The first thing most developers do when they inherit a legacy codebase is open the files and start reading. That's reasonable. It's also the second-hardest part of the job.

The hardest part is reconstructing everything that was never written down: the decisions, the constraints, the people, the context. The code is still there. Everything that explains why it is the way it is may be gone.

I've been working with enterprise codebases since 1997. I've helped teams take ownership of systems ranging from a few hundred thousand lines to well over fifty million. The pattern that breaks projects is almost never the technology. It's the invisible inheritance: the knowledge that used to live in people, then moved into code, and is now effectively locked inside it with no key.

This is what nobody tells you when you're handed the repository.

There Are Two Kinds of Debt in Every Legacy System

When developers talk about legacy technical debt, they mean the code: the inconsistent naming conventions, the god objects, the absence of tests, the framework that was already outdated when it was chosen. That debt is real, and it's measurable. Tools can scan it. Tickets can track it. Sprints can chip away at it.

There is a second kind of debt that doesn't show up in any static analysis report. Call it social debt: the accumulated gap between what the code does and what anyone still alive can explain about why.

Social debt accrues silently. It grows every time a developer leaves without writing down what they knew. It grows every time a business rule changes in code but not in documentation. It grows every time someone says "ask Marcus, he built that part" and then Marcus leaves. It grows when a system outlives the entire team that built it, which happens more often in enterprise software than anyone likes to admit.

A 2024 PagerDuty report found that mean time to resolution increases by 77% when the responding engineer hasn't previously worked on the affected service. That number isn't measuring code complexity. It's measuring social debt: the cost of not knowing what Marcus knew.

The reason this matters so much right now is that social debt compounds. Technical debt stays roughly stable until someone fixes it. Social debt gets worse every quarter as more of the people who held the context retire, leave, or simply forget. In a codebase with 30 years of history, the social debt can be catastrophic, and the technical debt, which is visible and tractable, is almost a distraction from it.

What You Are Actually Inheriting

When you take ownership of a legacy system, you are not inheriting software. You are inheriting a record of decisions made by people you will never meet, under constraints you may not be able to reconstruct, for reasons that may no longer apply.

Some of those decisions will look bizarre. A field with twelve possible values where seven are actively used and five appear to be artifacts of a business process that was discontinued before anyone on the current team was hired. A module that is called from fourteen different places but only ever produces a meaningful result in three of them. A conditional branch that executes maybe once a year under a set of conditions that nobody has thought about since the compliance requirement it was written for changed in 2011.

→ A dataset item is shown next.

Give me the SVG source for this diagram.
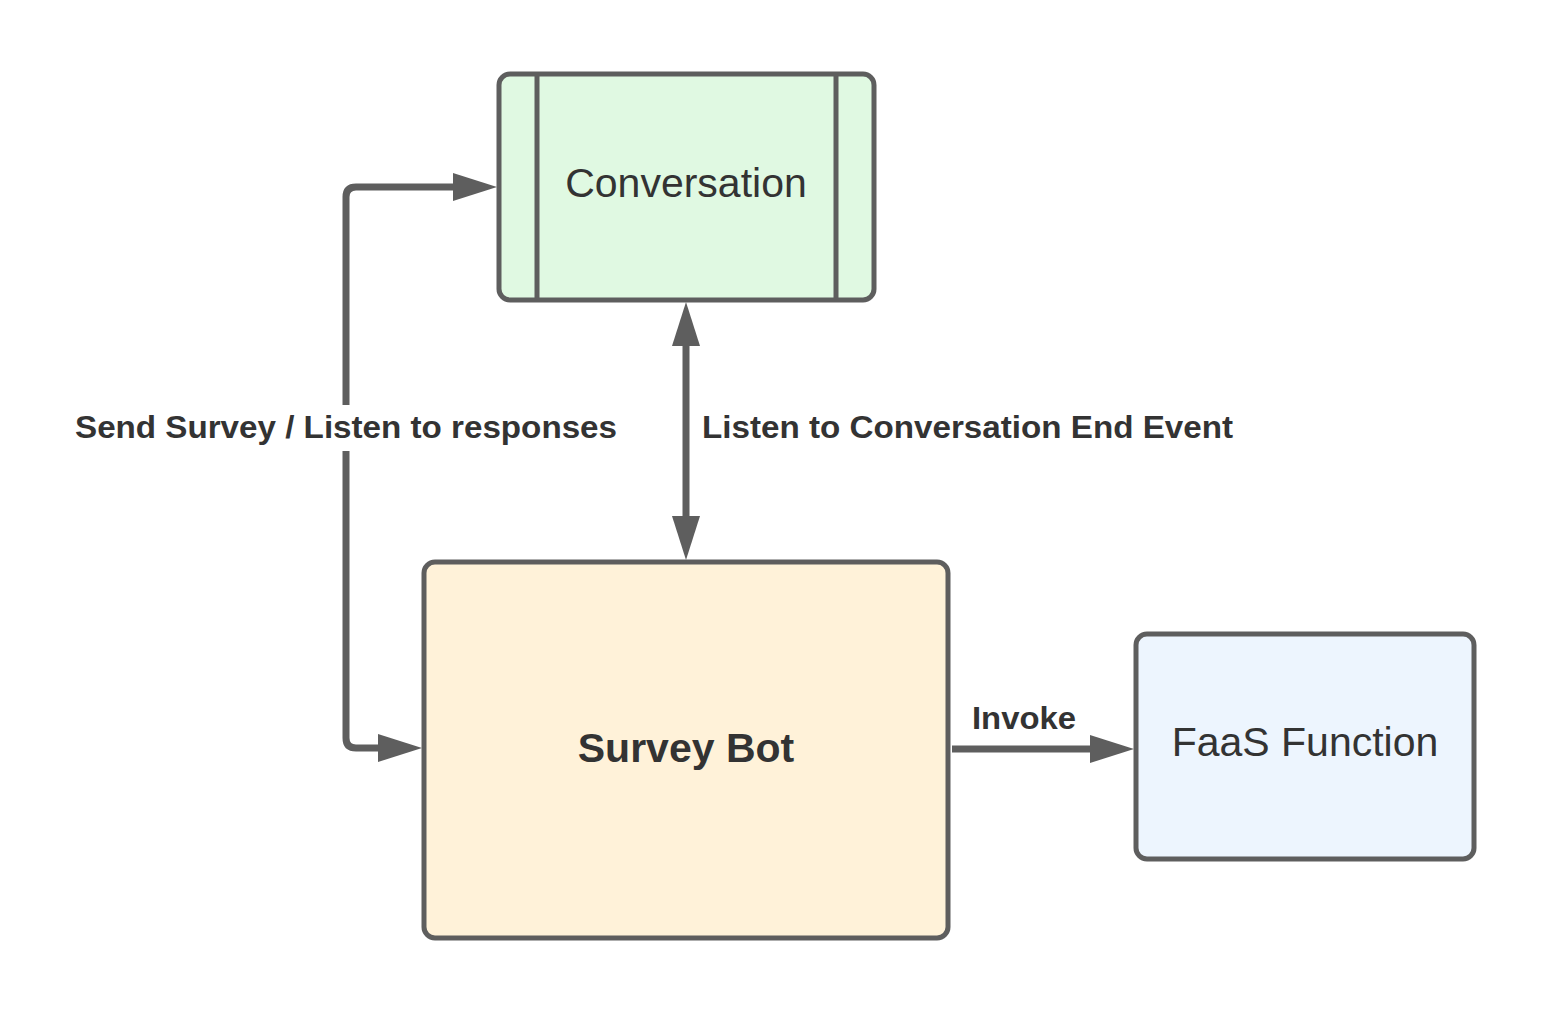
<svg xmlns="http://www.w3.org/2000/svg" width="1549" height="1013" viewBox="0 0 1549 1013">
<defs>
<style>
.box{stroke:#5e5e5e;stroke-width:5;}
.conn{fill:none;stroke:#5e5e5e;stroke-width:7;stroke-linejoin:round;}
.head{fill:#5e5e5e;}
.t{font-family:"Liberation Sans",Arial,sans-serif;fill:#333333;text-anchor:middle;}
.lbl{font-family:"Liberation Sans",Arial,sans-serif;font-weight:bold;font-size:32px;fill:#333333;}
</style>
</defs>
<rect width="1549" height="1013" fill="#ffffff"/>
<g id="connectors">
<path class="conn" d="M378,748 H356 Q346,748 346,738 V197 Q346,187 356,187 H455"/>
<polygon class="head" points="497,187 453,173 453,201"/>
<polygon class="head" points="422,748 378,734 378,762"/>
<path class="conn" d="M686,344 V518"/>
<polygon class="head" points="686,302 672,346 700,346"/>
<polygon class="head" points="686,560 672,516 700,516"/>
<path class="conn" d="M952,749 H1092"/>
<polygon class="head" points="1134,749 1090,735 1090,763"/>
<rect x="70" y="405" width="552" height="46" fill="#ffffff"/>
<text class="lbl" x="75" y="438" textLength="542" lengthAdjust="spacingAndGlyphs">Send Survey / Listen to responses</text>
<text class="lbl" x="702" y="438" textLength="531" lengthAdjust="spacingAndGlyphs">Listen to Conversation End Event</text>
<text class="lbl" x="972" y="729" textLength="104" lengthAdjust="spacingAndGlyphs">Invoke</text>
</g>
<g id="conversation">
<rect class="box" x="499" y="74" width="375" height="226" rx="11" fill="#e0f9e2"/>
<line class="box" x1="537" y1="74" x2="537" y2="300"/>
<line class="box" x1="836" y1="74" x2="836" y2="300"/>
<text class="t" x="686" y="197" font-size="41">Conversation</text>
</g>
<g id="survey-bot">
<rect class="box" x="424" y="562" width="524" height="376" rx="11" fill="#fff2d9"/>
<text class="t" x="686" y="762" font-size="41" font-weight="bold">Survey Bot</text>
</g>
<g id="faas-function">
<rect class="box" x="1136" y="634" width="338" height="225" rx="11" fill="#edf5fe"/>
<text class="t" x="1305" y="756" font-size="41">FaaS Function</text>
</g>
</svg>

Every one of these is a decision. Someone made a choice. They had a reason. The reason mattered at the time. Whether it still matters is a question you cannot answer by reading the code alone.

Studies estimate developers spend 58% to 70% of their time understanding existing source code, not writing new code. In a legacy system with poor documentation and high social debt, that number is almost certainly higher. The code is the most expensive reading material in the building, and a significant fraction of what you need to understand it isn't in the code at all.

What you are inheriting, specifically, is this:

The explicit layer. What the code literally does: the data structures, the control flow, the integrations, the outputs. This is readable. It takes time, but you can get there.

The implicit layer. Why the code does it this way and not another way. This is where the real inheritance problem lives. The implicit layer contains the business rules that were never parameterized, the regulatory requirements that were encoded without comment, the performance constraints that shaped the architecture in ways that aren't obvious until you try to change something and something else breaks.

The absent layer. What the system used to do that it no longer does, but whose traces are still present in the code. Orphaned tables. Commented-out modules that were kept in the repository "just in case." Fields that are populated but never read. Conditions that handle states the system can no longer reach.

Most inheritance failures happen because the new team focuses entirely on the explicit layer, has no systematic method for recovering the implicit layer, and doesn't know the absent layer exists at all.

The Person-Shaped Holes

There is a specific kind of problem that only manifests after someone senior leaves a team, and it is almost impossible to see coming from the outside.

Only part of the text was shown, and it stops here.